フレッシュプリキュア!第21話「4人目のプリキュアはあんさんや!!」

 今年のプリキュアの定義はね、「みんなのアイドル」なんですよ?

「何よー、私達忙しいんだからー。」(桃園さん)
 
「その忙しい原因は何や思てるんや?
プリキュアとダンス、両方やっとるからなんやで?
世界の危機なんや、プリキュアがおらんと、大変な事になるんや。
ダンスなんか辞めて、どうかプリキュア一本に絞ってくれへんか?」(タルト)

 確かにプリキュアの定義というのは、「世界を守る☆少女戦士」。タルトよ、君の意見はその時点において全くの正論だ。
 だが違うぞ、それは違うのだ。

 かつてのプリキュアは、人の世の裏に蠢く「闇」に人知れず立ち向かい、それ故に陰徳を以て良しとした。しかし、今のプリキュアは違うのだ、敵は、無辜の市民に危害を加えて「FUKO」を溜め込む連中なのだ。それ故、プリキュアは陽徳を積まねばならぬのだ。市民の支持を取り付ける為に、無駄に色気のあるコスチュームで、媚びて媚びて媚びまくらなくてならないのだ。その姿はまさしくアイドルとかタレントとか、その辺りのなんかそれっぽいものでなくてはならないのだ。
 プリキュア達は、それ故、それが為に、耐え難きを耐え、忍び難きを忍んで、アイドル道を邁進…してるわきゃねーですな。絶対考えてるわけねーです。寧ろ桃園さん達のそれは、永遠に倒すこと叶わぬ「神」に抗う反逆者の遺伝子。
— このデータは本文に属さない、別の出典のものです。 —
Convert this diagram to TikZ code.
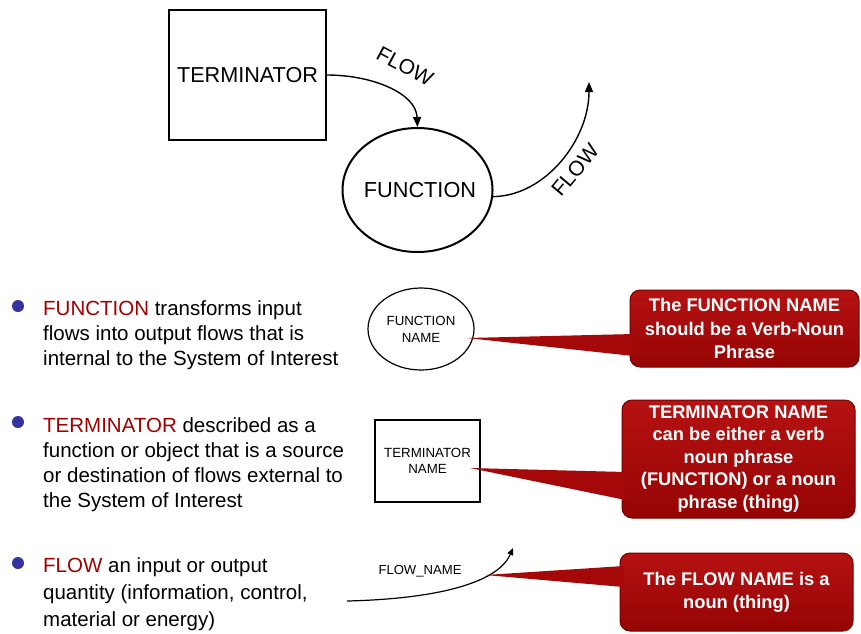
\documentclass[tikz,border=0pt]{standalone}
\usepackage{fontspec}
\setmainfont{Liberation Sans}
\usetikzlibrary{shapes.geometric,arrows.meta,calc}
\definecolor{fred}{RGB}{160,0,0}
\definecolor{cred}{RGB}{165,8,8}
\definecolor{credtop}{RGB}{182,18,18}
\definecolor{credbot}{RGB}{150,4,4}
\definecolor{credline}{RGB}{115,0,0}
\definecolor{bblue}{RGB}{52,52,160}
\begin{document}
\begin{tikzpicture}[x=1pt,y=-1pt,
  bigline/.style={draw,line width=2pt,inner sep=0pt},
  smallline/.style={draw,line width=1.2pt,inner sep=0pt},
  flowarrow/.style={line width=1.4pt,-{Triangle[length=10pt,width=8pt]}},
  smallarrow/.style={line width=1.2pt,-{Triangle[length=7pt,width=6pt]}},
  callout/.style={rounded corners=10pt,top color=credtop,bottom color=credbot,draw=credline,line width=1pt,text=white,align=center,inner sep=0pt},
  wedge/.style={fill=cred},
  bullettext/.style={anchor=base west,inner sep=0pt,font=\fontsize{20.5}{25}\selectfont},
  bdot/.style={circle,fill=bblue,minimum size=12pt,inner sep=0pt}
]
\useasboundingbox (0,0) rectangle (861,633);

% ---- top diagram
\node[bigline,minimum width=157pt,minimum height=130pt,font=\fontsize{21.6}{26}\selectfont] (term) at (247.5,75) {TERMINATOR};
\node[bigline,ellipse,minimum width=150pt,minimum height=124pt,inner xsep=-25pt,font=\fontsize{21.7}{26}\selectfont] (fun) at (417.5,190) {\hspace*{5pt}FUNCTION};
\coordinate (out) at (589,82);
\draw[flowarrow] (term.east) .. controls (372,75) and (416,93) .. (fun.north);
\draw[flowarrow] (fun.-5) .. controls (545,196) and (589,140) .. (out);
\node[rotate=-28,font=\fontsize{21}{25}\selectfont] (fl1) at (405,66) {FLOW};
\node[rotate=50,font=\fontsize{21}{25}\selectfont] (fl2) at (575,170) {FLOW};

% ---- bullets
\node[bdot] (d1) at (18,306) {};
\node[bdot] (d2) at (18,422) {};
\node[bdot] (d3) at (18,563) {};
\node[bullettext] (b1) at (43,315.7) {\parbox[t]{310pt}{\raggedright\textcolor{fred}{FUNCTION} transforms input\\flows into output flows that is\\internal to the System of Interest}};
\node[bullettext] (b2) at (43,432) {\parbox[t]{310pt}{\raggedright\textcolor{fred}{TERMINATOR} described as a\\function or object that is a source\\or destination of flows external to\\the System of Interest}};
\node[bullettext,font=\fontsize{20.5}{27}\selectfont] (b3) at (43,572.5) {\parbox[t]{310pt}{\raggedright\textcolor{fred}{FLOW} an input or output\\quantity (information, control,\\material or energy)}};

% ---- symbols
\node[smallline,ellipse,minimum width=106pt,minimum height=82pt,align=center,font=\fontsize{13.3}{17}\selectfont] (fn) at (421,329) {FUNCTION\\NAME};
\node[smallline,minimum width=105pt,minimum height=82pt,align=center,font=\fontsize{13.3}{16.5}\selectfont] (tn) at (427.5,461) {TERMINATOR\\NAME};
\coordinate (fs) at (347,601);
\coordinate (fe) at (513,548);
\draw[smallarrow] (fs) .. controls (430,599) and (497,585) .. (fe);
\node[font=\fontsize{13.1}{16}\selectfont] (fln) at (420,571) {FLOW\_NAME};

% ---- callouts
\node[callout,minimum width=229pt,minimum height=77pt,font=\fontsize{18.3}{23.5}\selectfont\bfseries] (c1) at (744.5,328.5) {The FUNCTION NAME\\should be a Verb-Noun\\Phrase};
\coordinate (t1) at (467,338);
\fill[wedge] (t1) -- ($(c1.west)+(4,5.5)$) -- ($(c1.west)+(4,27.5)$) -- cycle;

\node[callout,minimum width=233pt,minimum height=118pt,font=\fontsize{18.3}{22.5}\selectfont\bfseries] (c2) at (738.5,459) {TERMINATOR NAME\\can be either a verb\\noun phrase\\(FUNCTION) or a noun\\phrase (thing)};
\coordinate (t2) at (470,468);
\fill[wedge] (t2) -- ($(c2.west)+(4,13)$) -- ($(c2.west)+(4,41)$) -- cycle;

\node[callout,minimum width=233pt,minimum height=78pt,font=\fontsize{18.3}{23}\selectfont\bfseries] (c3) at (736.5,592) {The FLOW NAME is a\\noun (thing)};
\coordinate (t3) at (485,575);
\fill[wedge] (t3) -- ($(c3.west)+(4,-26)$) -- ($(c3.west)+(4,-5)$) -- cycle;
\end{tikzpicture}
\end{document}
 一方「プリキュアとダンスのかけもちなんて無理」だと考えたタルト、しかし、彼が考えた打開策とは、「トリニティ」のリーダーであるミユキさんにプリキュアになってくれというものだった。しかし、それ自体が、それこそが矛盾、欺瞞、苦悩。仮にミユキさんがプリキュアになれば、「プリキュアとダンスのかけもちなんて無理」という論理の延長戦には、「トリニティ」を辞めるという結論しか待っていない。それでは、夢を諦める事になる。
 プリキュアはやがて卒業しなくてはならない、普通の女の子に戻らなくてはならない、だけど、今夢を諦めたら、女の子は輝かない。夢を諦めない心の強さがあるから、女の子はキラキラ輝くのだと、誰であろう、夢原さんが教えてくれた。
 そのキラキラした輝きを自分の手で刈り取ろうとした事を後悔して、衣装ケースを押して走り出すタルト、「かけもち」なんて出来る筈が無いと言っていたミユキさんの姿が素敵でした。

 そして、その姿を目の当たりにして苛立ちを隠せないイースお嬢さん、超可愛い。